Sunday, March 15, 2015

More on the Palestinian Question

A friend, reading my previous post, pointed out to me something I didn’t know (or forgot), but that subsequent research has verified:

At the formation of the State of Israel, about 700,000 Arabs within the new state’s territory fled or sold out to Israeli immigrants, many encouraged by their leaders, who promised them that they would soon drive the Jews out and give them their land back.  The Arab nations around them wouldn’t accept these dispossessed co-religionists, so they became the now-dispossessed Palestinians, living permanently in camps.

At the same time about the same number of Jews were forced to flee their homes in the surrounding Arab lands due to the violent anti-Jewish sentiment being stoked by the Arab governments.  These were all welcomed with open arms by their co-religionists in Israel and helped to resettle in the new state, which is why we don’t hear much about their dispossession.

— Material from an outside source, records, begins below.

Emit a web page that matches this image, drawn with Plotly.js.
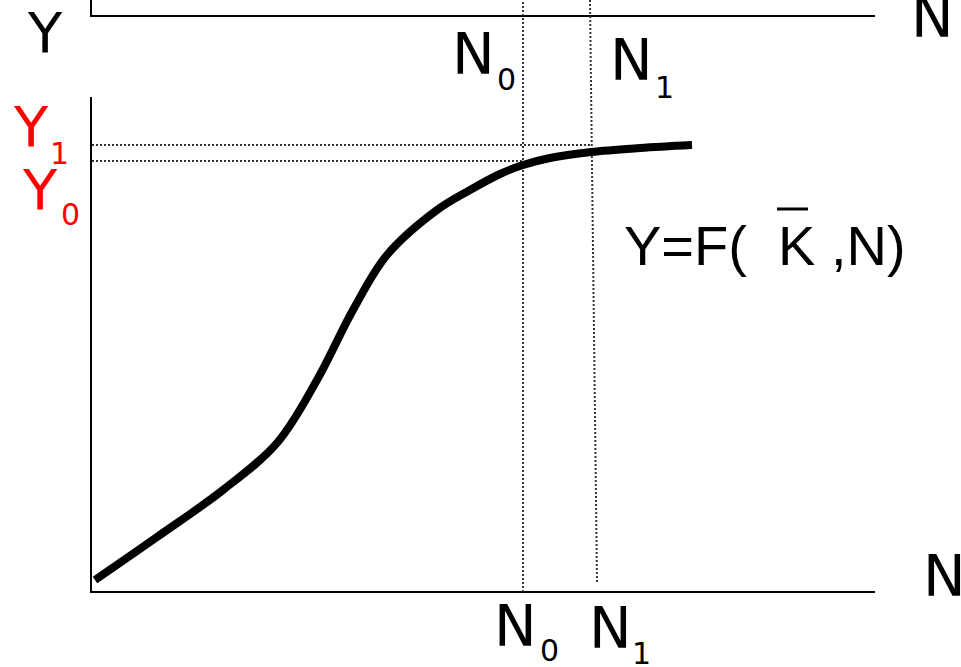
<!DOCTYPE html>
<html>
<head>
<meta charset="utf-8">
<script src="https://cdn.plot.ly/plotly-3.0.1.min.js"></script>
<style>html,body{margin:0;padding:0;background:#fff;}#chart{width:961px;height:667px;}</style>
</head>
<body>
<div id="chart"></div>
<script>
// Production function Y = F(K̄, N), units: labour N (horizontal), output Y (vertical)
const curveN = [4, 66, 132, 186, 226, 262, 296, 346, 379, 409, 432, 459, 500, 549, 601];
const curveY = [12, 55, 102, 149, 212, 282, 337, 382, 402, 418, 427, 434, 440, 444, 447];

const N0 = 432;              // initial employment
const N1Guide = [499, 506];  // N1 guide (top, bottom) as drawn
const Y0 = 431;              // output at N0
const Y1 = 447;              // output at N1

const nMax = 784;            // end of N axes
const yAxisTop = 495;        // top of lower Y axis
const upperPanelY = 576;     // horizontal axis of upper panel
const frameTop = 600;

const black = '#000000';
const dotColor = '#333333';

const traces = [
  // lower panel axes
  {x: [0, 0, nMax], y: [yAxisTop, 0, 0], mode: 'lines', line: {color: black, width: 2}, hoverinfo: 'skip'},
  // upper panel axes (partially visible)
  {x: [0, 0, nMax], y: [frameTop, upperPanelY, upperPanelY], mode: 'lines', line: {color: black, width: 2}, hoverinfo: 'skip'},
  // dotted guides
  {x: [N0, N0], y: [0, frameTop], mode: 'lines', line: {color: dotColor, width: 2, dash: '2px,2px'}, hoverinfo: 'skip'},
  {x: [N1Guide[0], N1Guide[1]], y: [frameTop - 8, 10], mode: 'lines', line: {color: dotColor, width: 2, dash: '2px,2px'}, hoverinfo: 'skip'},
  {x: [1, N1Guide[0] + 1], y: [Y1, Y1], mode: 'lines', line: {color: dotColor, width: 2, dash: '2px,2px'}, hoverinfo: 'skip'},
  {x: [1, N0], y: [Y0, Y0], mode: 'lines', line: {color: dotColor, width: 2, dash: '2px,2px'}, hoverinfo: 'skip'},
  // production function
  {x: curveN, y: curveY, mode: 'lines', line: {color: black, width: 8, shape: 'spline', smoothing: 1}, hoverinfo: 'skip'}
];

// helper: label positions relative to the axes origin
function lab(text, x, y, size, color, family) {
  return {
    text: text, x: x, y: y, xref: 'x', yref: 'y', showarrow: false,
    xanchor: 'center', yanchor: 'middle',
    font: {family: family || 'DejaVu Sans', size: size, color: color || black}
  };
}

const big = 57, small = 30;
const annotations = [
  lab('Y', -46, 560, 56),
  lab('N', 841, 575, big),
  // top N0 / N1
  lab('N', 382, 538, big), lab('0', 415, 513, small),
  lab('N', 540, 532, big), lab('1', 573, 505, small),
  // red Y1 / Y0
  lab('Y', -60, 466, 56, '#ff0000'), lab('1', -32, 439, small, '#ff0000'),
  lab('Y', -51, 403, 56, '#ff0000'), lab('0', -21, 378, small, '#ff0000'),
  // bottom N0 / N1
  lab('N', 424, -34, big), lab('0', 458, -58, small),
  lab('N', 519, -36, big), lab('1', 550, -61, small),
  // bottom-right N
  lab('N', 853, 16, big),
  // formula
  {text: 'Y=F(\u00A0\u00A0K\u00A0,N)', x: 531, y: 347, xref: 'x', yref: 'y', showarrow: false,
   xanchor: 'left', yanchor: 'middle', font: {family: 'Liberation Sans, Arial', size: 56, color: black}}
];

const shapes = [
  // bar over K
  {type: 'line', xref: 'x', yref: 'y', x0: 686, x1: 717, y0: 383, y1: 383, line: {color: black, width: 3}}
];

const layout = {
  width: 961, height: 667,
  margin: {l: 0, r: 0, t: 0, b: 0},
  paper_bgcolor: '#ffffff', plot_bgcolor: '#ffffff',
  showlegend: false,
  xaxis: {range: [-91, 870], visible: false, fixedrange: true},
  yaxis: {range: [-75, 592], visible: false, fixedrange: true},
  annotations: annotations,
  shapes: shapes
};

Plotly.newPlot('chart', traces, layout, {displayModeBar: false, staticPlot: true});
</script>
</body>
</html>
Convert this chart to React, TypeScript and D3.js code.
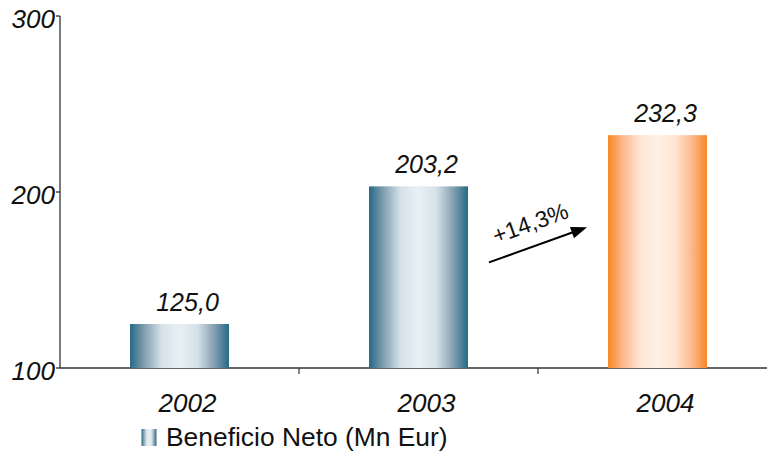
import React from "react";
import * as d3 from "d3";

// Net profit by year (millions of euros)
const years = ["2002", "2003", "2004"];
const profit = [125.0, 203.2, 232.3];
const yTicks = [100, 200, 300];
const legendLabel = "Beneficio Neto (Mn Eur)";

const W = 767;
const H = 453;
const FONT = "'Liberation Sans', Arial, Helvetica, sans-serif";

const plot = { left: 60, right: 777, top: 16, bottom: 368 };

const x = d3.scaleBand<string>().domain(years).range([plot.left, plot.right]).padding(0);
const y = d3.scaleLinear().domain([100, 300]).range([plot.bottom, plot.top]);
const barW = x.bandwidth() * 0.414;

const fmt = (v: number) => d3.format(".1f")(v).replace(".", ",");

const growth = (profit[2] / profit[1] - 1) * 100;

export default function App() {
  const lastIdx = years.length - 1;
  // growth arrow between the last two bars
  const x1 = (x(years[1]) as number) + x.bandwidth() / 2 + barW / 2 + 21;
  const x2 = (x(years[2]) as number) + x.bandwidth() / 2 - barW / 2 - 21;
  const y1 = y(160);
  const y2 = y(180);
  const ang = (Math.atan2(y2 - y1, x2 - x1) * 180) / Math.PI;
  const mx = (x1 + x2) / 2;
  const my = (y1 + y2) / 2;
  const len = Math.hypot(x2 - x1, y2 - y1);

  const boundaries = years.slice(1).map((yr) => x(yr) as number);

  return (
    <svg
      width={W}
      height={H}
      style={{ position: "absolute", left: 0, top: 0, background: "#fff" }}
      fontFamily={FONT}
    >
      <defs>
        <linearGradient id="teal" x1="0" x2="1" y1="0" y2="0">
          <stop offset="0" stopColor="#256a86" />
          <stop offset="0.14" stopColor="#7f9cae" />
          <stop offset="0.32" stopColor="#d6e2e9" />
          <stop offset="0.5" stopColor="#e8f0f4" />
          <stop offset="0.68" stopColor="#d6e2e9" />
          <stop offset="0.86" stopColor="#7f9cae" />
          <stop offset="1" stopColor="#256a86" />
        </linearGradient>
        <linearGradient id="orange" x1="0" x2="1" y1="0" y2="0">
          <stop offset="0" stopColor="#f98726" />
          <stop offset="0.14" stopColor="#fbb586" />
          <stop offset="0.32" stopColor="#fee5d3" />
          <stop offset="0.5" stopColor="#fff1e5" />
          <stop offset="0.68" stopColor="#fee5d3" />
          <stop offset="0.86" stopColor="#fbb586" />
          <stop offset="1" stopColor="#f98726" />
        </linearGradient>
      </defs>

      {/* y axis */}
      <line x1={plot.left} x2={plot.left} y1={plot.top} y2={plot.bottom} stroke="#222" strokeWidth={1.2} />
      {yTicks.map((t) => (
        <g key={t}>
          <line x1={plot.left - 4} x2={plot.left} y1={y(t)} y2={y(t)} stroke="#222" strokeWidth={1.2} />
          <text x={plot.left - 5} y={y(t) + 12} textAnchor="end" fontSize={26} fontStyle="italic" fill="#111">
            {t}
          </text>
        </g>
      ))}

      {/* x axis */}
      <line x1={plot.left} x2={W} y1={plot.bottom} y2={plot.bottom} stroke="#333" strokeWidth={1.5} />
      {boundaries.map((b, i) => (
        <line key={i} x1={b} x2={b} y1={plot.bottom} y2={plot.bottom + 6} stroke="#333" strokeWidth={1.2} />
      ))}

      {/* bars */}
      {years.map((yr, i) => {
        const cx = (x(yr) as number) + x.bandwidth() / 2;
        return (
          <g key={yr}>
            <rect
              x={cx - barW / 2}
              y={y(profit[i])}
              width={barW}
              height={plot.bottom - y(profit[i])}
              fill={i === lastIdx ? "url(#orange)" : "url(#teal)"}
            />
            <text x={cx + 8} y={y(profit[i]) - 13.5} textAnchor="middle" fontSize={25} fontStyle="italic" fill="#111">
              {fmt(profit[i])}
            </text>
            <text x={cx + 8} y={412} textAnchor="middle" fontSize={26} fontStyle="italic" fill="#111">
              {yr}
            </text>
          </g>
        );
      })}

      {/* growth arrow */}
      <g transform={`translate(${mx},${my}) rotate(${ang})`}>
        <line x1={-len / 2} x2={len / 2 - 12} y1={0} y2={0} stroke="#000" strokeWidth={2} />
        <path d={`M${len / 2},0 L${len / 2 - 16},-6 L${len / 2 - 16},6 Z`} fill="#000" />
        <text x={0} y={-15} textAnchor="middle" fontSize={23} fill="#111">
          {"+" + fmt(growth) + "%"}
        </text>
      </g>

      {/* legend */}
      <rect x={141.5} y={429} width={15} height={17} fill="url(#teal)" />
      <text x={166} y={445.5} fontSize={26.4} fill="#111">
        {legendLabel}
      </text>
    </svg>
  );
}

The difference between the way these two dispossessed groups were handled by governments nominally of their own religious persuasion says something profound about why there is a Palestinian problem in the first place. If the Arab governments around Israel had handled the dispossessed Palestinians the way the Israelis handled the dispossessed Jews, there wouldn’t be a Palestinian problem. But then if those Arab governments had been that humane they probably wouldn’t have launched repeated wars to try to exterminate Israel either.